Looking back at the past four years is not necessarily something I’m ready to do, and yet it’s exactly what the latest exhibition at KADIST demands. For Makeshift Memorials, Small Revolutions, curators Lindsay Albert, Joseph del Pesco and Jo-ey Tang have attempted to collate artistic responses to the COVID-19 pandemic, and the cultural shifts it brought into focus.
Good art is often celebrated for its timelessness, but this exhibition turns that idea on its head. Here we are tasked with time traveling back to the very recent past. A bowl of individually wrapped KN-95 masks on the front desk of the gallery helps usher in that transition.
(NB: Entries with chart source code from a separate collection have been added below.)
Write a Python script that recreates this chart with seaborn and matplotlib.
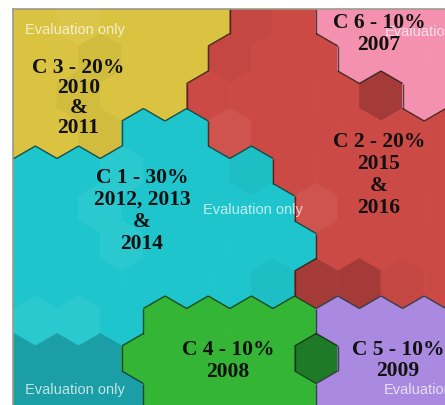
import numpy as np
import seaborn as sns
import matplotlib.pyplot as plt
from matplotlib.colors import to_rgb
from matplotlib.collections import PolyCollection, LineCollection

# Cluster code of every cell of the map, one string per hex row (top to bottom).
# Odd rows are shifted half a cell to the right.
cell_rows = [
    "YYYYYYRRPPPP",
    "YYYYYRRRPPP",
    "YYYYYRRRRDPP",
    "YYYCCRRRRRR",
    "CCCCCCCRRRRR",
    "CCCCCCCRRRR",
    "CCCCCCCCRRRR",
    "CCCCCCCDDRR",
    "CCCCGGGGVVVV",
    "TTTGGGGHVVV",
    "TTTTGGGGVVVV",
]
# Small shade differences inside a cluster: 0 base, + lighter, - darker
shade_rows = [
    "00+000-00000",
    "00-00-00000",
    "00-000000000",
    "00-00+00000",
    "000+00-00000",
    "00+0000+000",
    "000+00000000",
    "000000-00-0",
    "0++000000000",
    "00000000000",
    "000000000000",
]

cell_colors = {"Y": "#d9c340", "C": "#1fc5cc", "T": "#1b9ea5", "R": "#cc4a45",
               "D": "#a53b39", "P": "#f491b1", "G": "#35b535", "H": "#1f7a28",
               "V": "#a98ae0"}
cluster_of = {"Y": "C3", "C": "C1", "T": "C1", "R": "C2", "D": "C2", "P": "C6",
              "G": "C4", "H": "H", "V": "C5"}

label_lines = [["C 3 - 20%", "2010", "&", "2011"],
               ["C 1 - 30%", "2012, 2013", "&", "2014"],
               ["C 6 - 10%", "2007"],
               ["C 2 - 20%", "2015", "&", "2016"],
               ["C 4 - 10%", "2008"],
               ["C 5 - 10%", "2009"]]
label_x = [78.5, 142, 379, 379, 228, 398]
label_y = [73, 183, 28, 147, 355, 355]
label_step = [20, 22, 22, 22, 22, 21]

wm_text = ["Evaluation only", "Evaluation only", "Evaluation only", "Evaluation", "Evaluation"]
wm_x = [25, 203, 25, 385, 384]
wm_y = [30, 210, 390, 32, 390]

# grid geometry (pixels)
cell_w = 43.2
row_h = 37.5
x0, y0 = -7.8, 22
hex_h = row_h / 0.75

sns.set_style("white")
plt.rcParams["font.family"] = ["Liberation Serif", "DejaVu Serif"]

fig = plt.figure(figsize=(4.45, 4.06), dpi=100)
ax = fig.add_axes([13 / 445, 0, 432 / 445, 396 / 406])


def shade(c, s):
    rgb = np.array(to_rgb(c))
    if s == "+":
        return tuple(rgb + (1 - rgb) * 0.05)
    if s == "-":
        return tuple(rgb * 0.965)
    return tuple(rgb)


polys, faces, groups = [], [], []
for r, (row, srow) in enumerate(zip(cell_rows, shade_rows)):
    for c, code in enumerate(row):
        cx = x0 + c * cell_w + (cell_w / 2 if r % 2 else 0)
        cy = y0 + r * row_h
        verts = [(cx, cy - hex_h / 2), (cx + cell_w / 2, cy - hex_h / 4),
                 (cx + cell_w / 2, cy + hex_h / 4), (cx, cy + hex_h / 2),
                 (cx - cell_w / 2, cy + hex_h / 4), (cx - cell_w / 2, cy - hex_h / 4)]
        polys.append(verts)
        faces.append(shade(cell_colors[code], srow[c]))
        groups.append(cluster_of[code])

ax.add_collection(PolyCollection(polys, facecolors=faces, edgecolors=faces,
                                 linewidths=0.6, zorder=1))

# cluster borders: edges shared by cells of different clusters
edges = {}
for verts, g in zip(polys, groups):
    for i in range(6):
        a, b = verts[i], verts[(i + 1) % 6]
        key = tuple(sorted([(round(a[0], 1), round(a[1], 1)), (round(b[0], 1), round(b[1], 1))]))
        edges.setdefault(key, []).append(g)
border = [list(k) for k, gs in edges.items() if len(gs) == 2 and gs[0] != gs[1]]
ax.add_collection(LineCollection(border, colors=(0.05, 0.12, 0.08, 0.7),
                                 linewidths=1.0, zorder=2))

for t, x, y in zip(wm_text, wm_x, wm_y):
    ax.text(x, y, t, ha="left", va="center", fontsize=10.5, color="white",
            alpha=0.72, family=["Liberation Sans"], zorder=3)

for lines, x, y, step in zip(label_lines, label_x, label_y, label_step):
    for i, line in enumerate(lines):
        ax.text(x, y + i * step, line, ha="center", va="baseline", fontsize=15.5,
                fontweight="bold", color="#111111", zorder=4)

ax.set_xlim(13, 445)
ax.set_ylim(406, 10)
ax.set_xticks([])
ax.set_yticks([])
for side in ["right", "bottom"]:
    ax.spines[side].set_visible(False)
for side in ["left", "top"]:
    ax.spines[side].set_color("#9c9a88")
    ax.spines[side].set_linewidth(1.2)

fig.savefig("out.png", dpi=100)
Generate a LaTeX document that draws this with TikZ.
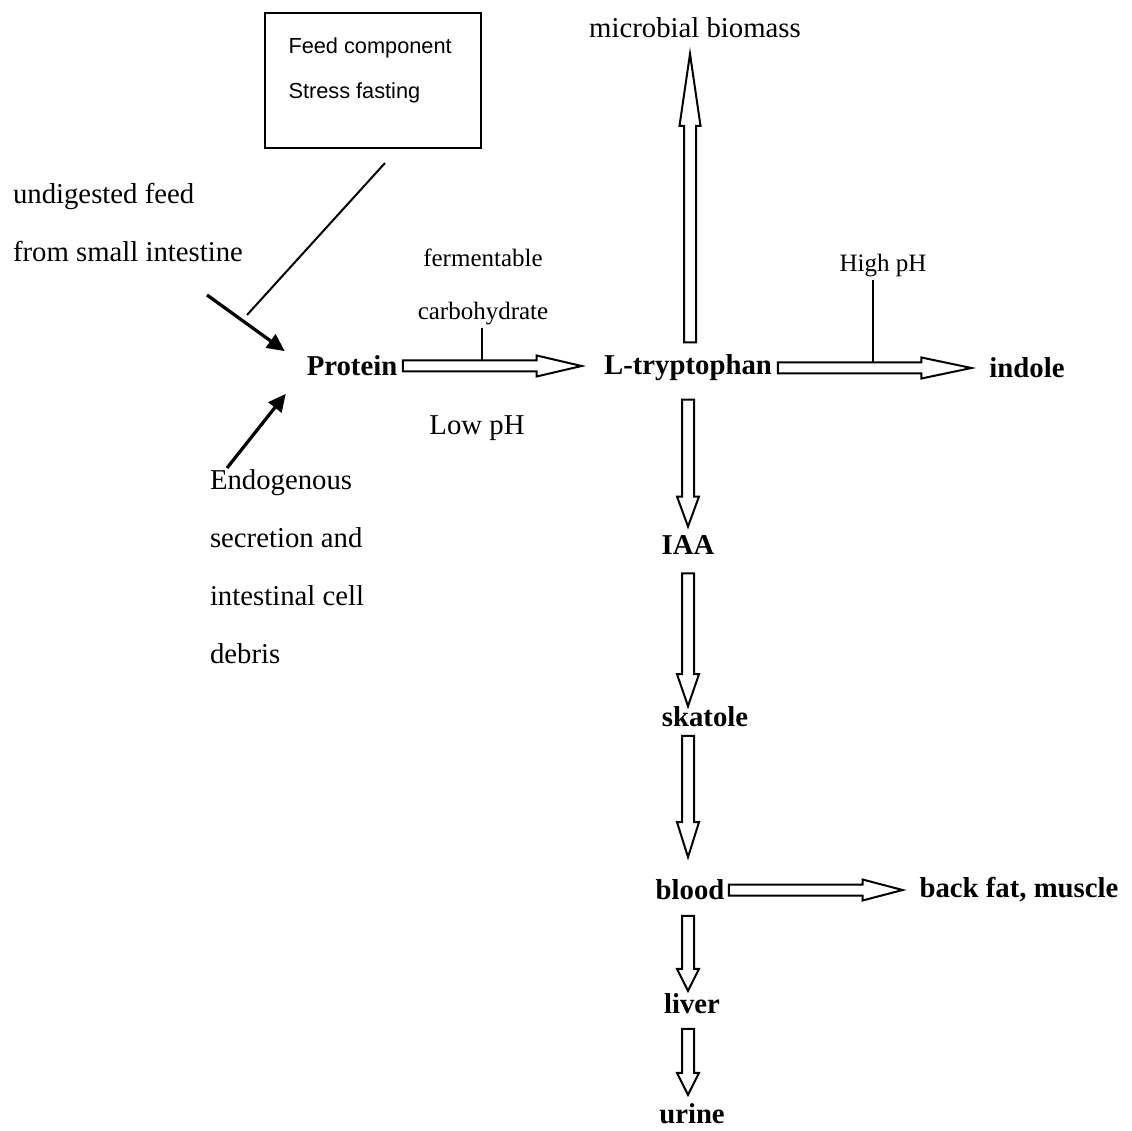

Makeshift Memorials is purposefully positioned against the impending U.S. presidential election, and the larger social context we are living through. In order to meet the moment effectively, the work (selected from the KADIST collection) must both represent our time and add to the continuum of art history. This is a tall order for any show. Here, visually and emotionally demanding paintings, videos, sculptures, photos, weavings and drawings hang side by side — competing for space and attention.
Upon entering the gallery visitors are confronted with an unconventional and slightly disruptive exhibition design. Highlighter-yellow sheets of A4 paper hang from the ceiling off wooden sticks, secured with torn pieces of brown packing tape. Caption details for the artworks on display are printed in bold black letters. Above each caption is an undecodable indexing system.
For example, if you want to learn more about Moyra Davey’s photographic series Visitor (2022), you are directed by the wall label to find “o5x” in the exhibition’s printed booklet (or the accompanying digital version via QR code). This mix of letters and numbers was randomly generated by the exhibition designer. It’s inventive, but visually overpowers the already crowded room. Over 40 artists share the small space.